Cambodia travel story
Of all the roads that we can walk down on this earth, I found myself on a particularly strange one. A long dirt road transparently encompassing the dichotic essence of savagery and beauty that perpetually circumscribe our reality. It was this road that, the hookers, thieves, tuk-tuk drivers, and wild-eyed drug addicts took home each night beside me. Somewhere in the heart of Siem Reap, it came to life like a grim fairytale mutating into cold, hard matter. I walked it every day to get to the pub.
It was just far enough away from the tourist hot spots that you could truly catch a glimpse into the nature of the people, their lifestyle, and the chaos that carried it. With the right set of eyes, you could even see the remnants of the hell that was inflicted by Pol Pot on the elders. It lingered in the creases that lined the sides of their faces like engraved rivers from forgotten tears that dried up long ago under the brutal rays of the sun.
The first day I walked down it, I watched one dog that the locals called the Cambodian razorback ruthlessly rip apart a crippled, old cat. The dog had stalked the poor little thing as she gimped down the road with an injured leg before he ambushed her and clamped his fangs into her throat. I wanted to help, to stop the dog, to do anything but the fear had won as I heard the deep, feral growls reverberate around me. I could only envision the rabid dog chomping infectious razors into my body as I became the next victim. I wasn’t mentally prepared to be stuck in a Cambodian hospital getting rabies shots and stitches across my mutilated flesh.
I had heard somebody tell me before that certain theoretical physicists believe the world ceases to exist when you aren’t looking at it. I wondered about this as I walked past the old, dying cat. It wasn’t so much the sight, it was the noises I heard after I passed them. That world was no longer in my vision but the awful noises and squeals of agony still rang eerily behind me. I could feel it slither around my bones until my skin ran cold. I couldn’t understand how a world disappears when you didn’t look at it. The sounds of suffering followed me with each step until I was far away. Even then, the morbid memory of the croaking old cat drained my thoughts until I was drunk enough to crush it behind the new chaos of the evening.
The road was fairly empty and desolate for the first kilometer or so besides the occasional massage hut. I couldn’t necessarily call it a parlor as it was nothing more than a room crafted out of thin pieces of warped wood splitting and cracking under the waterlogged Buddha pictures. Tuk-Tuk drivers sped past wildly spewing enough dirt into the air that it was easier to walk with your shirt above your nose to avoid hacking up brown mucus later. They were always offering more than just a ride. Depending on the price, this could range from shooting AK-47s to buying someone’s daughter. I found it best to avoid eye contact and simply only exist in my own head.
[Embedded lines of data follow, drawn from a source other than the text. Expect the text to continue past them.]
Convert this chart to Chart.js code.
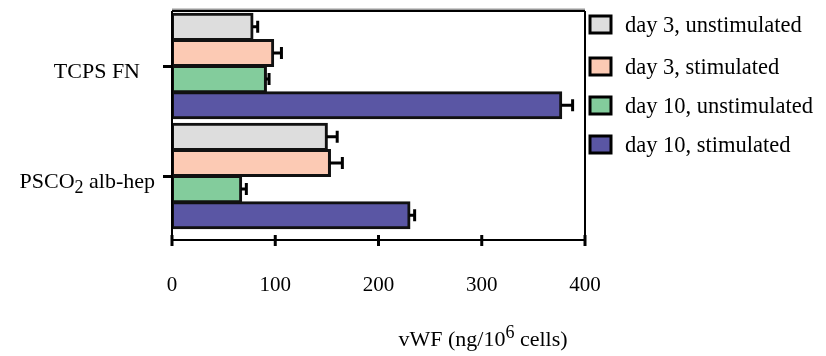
<!DOCTYPE html>
<html>
<head>
<meta charset="utf-8">
<script src="https://cdn.jsdelivr.net/npm/chart.js@4.4.1/dist/chart.umd.min.js"></script>
<style>
  html, body { margin: 0; padding: 0; background: #fff; }
  #wrap { width: 826px; height: 356px; position: relative; }
</style>
</head>
<body>
<div id="wrap"><canvas id="vwfChart" width="826" height="356"></canvas></div>
<script>
const categories = ['TCPS FN', 'PSCO2 alb-hep'];
const seriesNames = ['day 3, unstimulated', 'day 3, stimulated', 'day 10, unstimulated', 'day 10, stimulated'];
const day3Unstim = [78, 150];
const day3Stim = [98, 153];
const day10Unstim = [91, 67];
const day10Stim = [377, 230];
const day3UnstimErr = [5, 10];
const day3StimErr = [8, 12];
const day10UnstimErr = [3, 5];
const day10StimErr = [11, 5];
const xTicks = [0, 100, 200, 300, 400];

const FONT = '"Liberation Serif", "Times New Roman", serif';
const colors = ['#dddddd', '#fccab4', '#83cc9c', '#5a56a4'];
const values = [day3Unstim, day3Stim, day10Unstim, day10Stim];
const errors = [day3UnstimErr, day3StimErr, day10UnstimErr, day10StimErr];

// frame, axis line, error bars, legend, category labels and axis title
const decorations = {
  id: 'decorations',
  afterDatasetsDraw(chart) {
    const ctx = chart.ctx;
    const area = chart.chartArea;
    const xs = chart.scales.x;
    const axisY = area.bottom + 9;
    ctx.save();
    ctx.strokeStyle = '#000';

    // error bars, one-sided toward larger values
    ctx.lineWidth = 3;
    chart.data.datasets.forEach((ds, di) => {
      chart.getDatasetMeta(di).data.forEach((bar, i) => {
        const end = xs.getPixelForValue(ds.data[i] + errors[di][i]);
        ctx.beginPath();
        ctx.moveTo(bar.x, bar.y);
        ctx.lineTo(end, bar.y);
        ctx.moveTo(end, bar.y - 6);
        ctx.lineTo(end, bar.y + 6);
        ctx.stroke();
      });
    });

    // box: top (grey), right, left and bottom axis
    ctx.lineWidth = 2;
    ctx.strokeStyle = '#999';
    ctx.beginPath();
    ctx.moveTo(area.left, area.top - 1.5);
    ctx.lineTo(area.right, area.top - 1.5);
    ctx.stroke();
    ctx.strokeStyle = '#000';
    ctx.beginPath();
    ctx.moveTo(area.left, area.top);
    ctx.lineTo(area.right, area.top);
    ctx.moveTo(area.right, area.top);
    ctx.lineTo(area.right, axisY);
    ctx.moveTo(area.left, area.top);
    ctx.lineTo(area.left, axisY);
    ctx.moveTo(area.left, axisY);
    ctx.lineTo(area.right, axisY);
    ctx.stroke();

    // x tick marks crossing the axis
    ctx.lineWidth = 3;
    xTicks.forEach(v => {
      const px = xs.getPixelForValue(v);
      ctx.beginPath();
      ctx.moveTo(px, axisY - 5);
      ctx.lineTo(px, axisY + 6);
      ctx.stroke();
    });

    // category labels, with subscript on the digit
    const ys = chart.scales.y;
    ctx.fillStyle = '#000';
    ctx.textBaseline = 'alphabetic';
    categories.forEach((label, i) => {
      const py = ys.getPixelForTick(i) + 12;
      const m = label.match(/^(\D*)(\d)(.*)$/);
      ctx.font = '22px ' + FONT;
      if (m) {
        const w1 = ctx.measureText(m[1]).width;
        const w3 = ctx.measureText(m[3]).width;
        ctx.font = '18px ' + FONT;
        const w2 = ctx.measureText(m[2]).width;
        const x = 155 - w1 - w2 - w3;
        ctx.font = '22px ' + FONT;
        ctx.textAlign = 'left';
        ctx.fillText(m[1], x, py);
        ctx.font = '18px ' + FONT;
        ctx.fillText(m[2], x + w1, py + 5);
        ctx.font = '22px ' + FONT;
        ctx.fillText(m[3], x + w1 + w2, py);
      } else {
        ctx.textAlign = 'right';
        ctx.fillText(label, 140, py);
      }
    });

    // legend
    const legendY = [24, 66, 105, 144];
    chart.data.datasets.forEach((ds, di) => {
      const cy = legendY[di];
      ctx.fillStyle = ds.backgroundColor;
      ctx.fillRect(590, cy - 8, 21, 17);
      ctx.lineWidth = 3;
      ctx.strokeStyle = '#000';
      ctx.strokeRect(590, cy - 8, 21, 17);
      ctx.fillStyle = '#000';
      ctx.font = '22.5px ' + FONT;
      ctx.textAlign = 'left';
      ctx.textBaseline = 'middle';
      ctx.fillText(ds.label, 625, cy + 2);
    });

    // axis title with superscript, centred under its span
    ctx.textBaseline = 'alphabetic';
    ctx.textAlign = 'left';
    ctx.font = '22px ' + FONT;
    const t1 = 'vWF (ng/10';
    const t3 = ' cells)';
    const w1 = ctx.measureText(t1).width;
    const w3 = ctx.measureText(t3).width;
    ctx.font = '18px ' + FONT;
    const w2 = ctx.measureText('6').width;
    let tx = 483 - (w1 + w2 + w3) / 2;
    ctx.font = '22px ' + FONT;
    ctx.fillText(t1, tx, 346);
    ctx.font = '18px ' + FONT;
    ctx.fillText('6', tx + w1, 338);
    ctx.font = '22px ' + FONT;
    ctx.fillText(t3, tx + w1 + w2, 346);
    ctx.restore();
  }
};

new Chart(document.getElementById('vwfChart'), {
  type: 'bar',
  data: {
    labels: categories,
    datasets: seriesNames.map((name, i) => ({
      label: name,
      data: values[i],
      backgroundColor: colors[i],
      borderColor: '#111',
      borderWidth: 3,
      borderSkipped: false,
      inflateAmount: 1,
      categoryPercentage: 0.95,
      barPercentage: 1.0
    }))
  },
  options: {
    indexAxis: 'y',
    responsive: false,
    animation: false,
    devicePixelRatio: 1,
    layout: { padding: { top: 11, right: 241, left: 0, bottom: 0 } },
    plugins: { legend: { display: false }, tooltip: { enabled: false } },
    scales: {
      x: {
        min: 0, max: 400,
        afterFit(scale) { scale.height = 125; },
        afterBuildTicks(scale) { scale.ticks = xTicks.map(v => ({ value: v })); },
        grid: { display: false },
        border: { display: false },
        ticks: { color: '#000', padding: 34, font: { family: FONT, size: 21 } }
      },
      y: {
        afterFit(scale) { scale.width = 172; },
        grid: {
          display: true, drawOnChartArea: false, offset: false,
          tickLength: 9, lineWidth: 3, color: '#000'
        },
        border: { display: false },
        ticks: { display: false }
      }
    }
  },
  plugins: [decorations]
});
</script>
</body>
</html>
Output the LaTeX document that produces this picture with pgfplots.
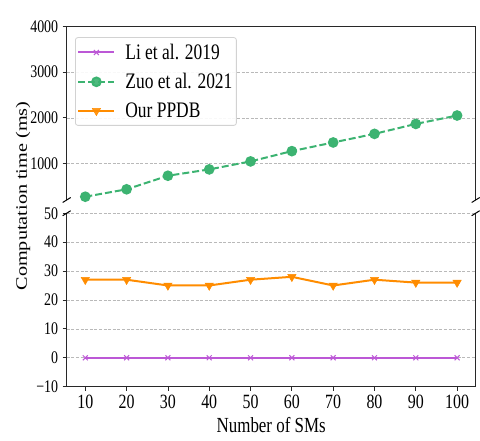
\documentclass[border=0pt]{standalone}
\usepackage{fontspec}
\setmainfont{Liberation Serif}
\usepackage{pgfplots}
\pgfplotsset{compat=1.18}

\definecolor{liPurple}{RGB}{188,88,214}
\definecolor{zuoGreen}{RGB}{60,179,113}
\definecolor{ppdbOrange}{RGB}{255,140,0}
\definecolor{spine}{RGB}{40,40,40}

% text in this figure is set slightly taller than wide
\newcommand{\tall}[1]{\scalebox{1}[1.27]{#1}}

\pgfplotsset{
  brokenpanel/.style={
    scale only axis,
    width=409bp,
    height=173.5bp,
    anchor=south west,
    xmin=5.5, xmax=104.5,
    axis line style={draw=none},
    tick align=outside,
    major tick length=4bp,
    tick style={spine, line width=0.8bp},
    ytick pos=left,
    ymajorgrids,
    grid style={dash pattern=on 3bp off 1.6bp, gray!55, line width=0.6bp},
    scaled y ticks=false,
    yticklabel style={font=\fontsize{14}{14}\selectfont, xshift=-1bp},
    xticklabel style={font=\fontsize{16}{16}\selectfont, yshift=-1bp},
  },
}

\begin{document}
\begin{tikzpicture}[x=1bp, y=1bp]
\useasboundingbox (0,0) rectangle (480,441);

% lower panel: the two small series
\begin{axis}[brokenpanel, name=lower, at={(66.7bp,54.3bp)},
  ymin=-10, ymax=50,
  ytick={-10,0,10,20,30,40,50},
  yticklabels={\tall{−10},\tall{0},\tall{10},\tall{20},\tall{30},\tall{40},\tall{50}},
  xtick={10,20,30,40,50,60,70,80,90,100},
  xticklabels={\tall{10},\tall{20},\tall{30},\tall{40},\tall{50},\tall{60},\tall{70},\tall{80},\tall{90},\tall{100}},
  xtick pos=bottom]
\addplot[liPurple, line width=2bp, mark=x, mark size=3.5bp,
  mark options={line width=1bp}]
  coordinates {(10,0)(20,0)(30,0)(40,0)(50,0)(60,0)(70,0)(80,0)(90,0)(100,0)};
\addplot[ppdbOrange, line width=2bp, mark=triangle*, mark size=4.8bp,
  mark options={rotate=180, line width=0.5bp}]
  coordinates {(10,27)(20,27)(30,25)(40,25)(50,27)(60,28)(70,25)(80,27)(90,26)(100,26)};
\end{axis}

% upper panel: the large series and the legend
\begin{axis}[brokenpanel, name=upper, at={(66.7bp,241bp)},
  ymin=200, ymax=4000,
  ytick={1000,2000,3000,4000},
  yticklabels={\tall{1000},\tall{2000},\tall{3000},\tall{4000}},
  xtick=\empty,
  legend style={
    at={(0.0203,0.9385)}, anchor=north west,
    font=\fontsize{17.5}{18}\selectfont,
    draw=gray!35, line width=0.8bp, rounded corners=2.5bp,
    fill=white, fill opacity=0.9, text opacity=1,
    inner xsep=2bp, inner ysep=4.5bp,
    row sep=8.5bp,
    cells={anchor=west},
  },
  legend image code/.code={%
    \draw[mark repeat=2, mark phase=2, #1]
      plot coordinates {(0bp,0bp) (18bp,0bp) (36bp,0bp)};},
]
\addlegendimage{liPurple, line width=2bp, mark=x, mark size=3.5bp,
  mark options={line width=1bp}}
\addlegendentry{\hspace{8bp}\tall{Li et al. 2019}}
\addplot[zuoGreen, line width=2bp, dash pattern=on 7bp off 3bp,
  mark=*, mark size=4.3bp, mark options={solid}]
  coordinates {(10,272)(20,434)(30,731)(40,870)(50,1045)(60,1270)(70,1460)(80,1648)(90,1866)(100,2050)};
\addlegendentry{\hspace{8bp}\tall{Zuo et al. 2021}}
\addlegendimage{ppdbOrange, line width=2bp, mark=triangle*, mark size=4.8bp,
  mark options={rotate=180, line width=0.5bp}}
\addlegendentry{\hspace{8bp}\tall{Our PPDB}}
\end{axis}

% spines of both panels, open where the axis is broken
\draw[spine, line width=1bp]
  (upper.south west) -- (upper.north west) -- (upper.north east) -- (upper.south east);
\draw[spine, line width=1bp]
  (lower.north west) -- (lower.south west) -- (lower.south east) -- (lower.north east);

% break marks
\foreach \c in {upper.south west, upper.south east, lower.north west, lower.north east}
  \draw[black, line width=1bp] (\c) ++(-4,-2.5) -- ++(8,5);

% axis titles
\node[font=\fontsize{16}{16}\selectfont] at (23,245)
  {\scalebox{1}[1.27]{\rotatebox{90}{Computation time (ms)}}};
\node[anchor=base, font=\fontsize{17}{17}\selectfont] at (271.2,8) {\tall{Number of SMs}};
\end{tikzpicture}
\end{document}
Children would follow you down long stretches of the road trying to sell you the more innocent things of life. The most popular were the hand-crafted string bracelets. The kids would try to beat you in rock, paper, scissors, as a sort of wager on the potential purchase. Something as simple as this could also serve to be rather conflicting under the surface of the innocents. If you bought the bracelet, you were helping their family financially for a day. However, if the parent noticed the child could make sales, they were notoriously known to pull them out of school to keep them selling on the road. These little hustlers were shadowed by the others who held up cooked spiders and crunchy snakes on old pieces of cardboard as the specialty dish. Eye contact was ok here but deep down, it hurt.
Somewhere near the end was the darkest secret of the whole road. I was approached one evening by a skinny, man who wandered towards me from a long shadow that fell from a metal fence pieced together by bits of scrap metal. He was nervous and on edge as his pencil mustache quivered violently below a pointed nose. He introduced the place as the greatest tourist attraction of the city before he opened the gate but I knew that whatever was beyond it would only perpetuate the horror of the road but I followed him anyway. I suppose a part of me was curious about the hidden suffering of the world even if it was agonizing to see. Maybe a part of me wanted to feel that pain. It was the closest feeling I would get to some of the poor folks who inhabited the road.
Between stained curtain walls, ramshackle beds sat stained, ripped, and sunken with a death-like odor that permeated every inch of the place. There were women on each mattress but the look in their eyes only displayed a certain emptiness that shined like dark coals burning in a fire. The only things they were missing were shackles and chains around their ankles. I’m sure in some way they were shackled to that life even without the chains though. All I could do was give the skinny guy a disappointed look and walk back to my dirt road and buy another beer on the way home.
It was then that I saw a little naked baby showering under a grimy, broken pipeline along the gutter of the road. He was smiling a smile that knew no evil. It knew no hurt. It still had love, hope, and an unbroken spirit. He splashed happily in the water as the dirt became mud under his tiny feet. That gave me a sliver of hope that under all the pain and suffering of the community there was still a chance for another generation. There was still a chance to find happiness before the dirt road sucked it away from you. Because even though the dirt seemed hard and dry, it can always be shaped and molded as the water flows through it and those happy little feet leave the footprints of tomorrow.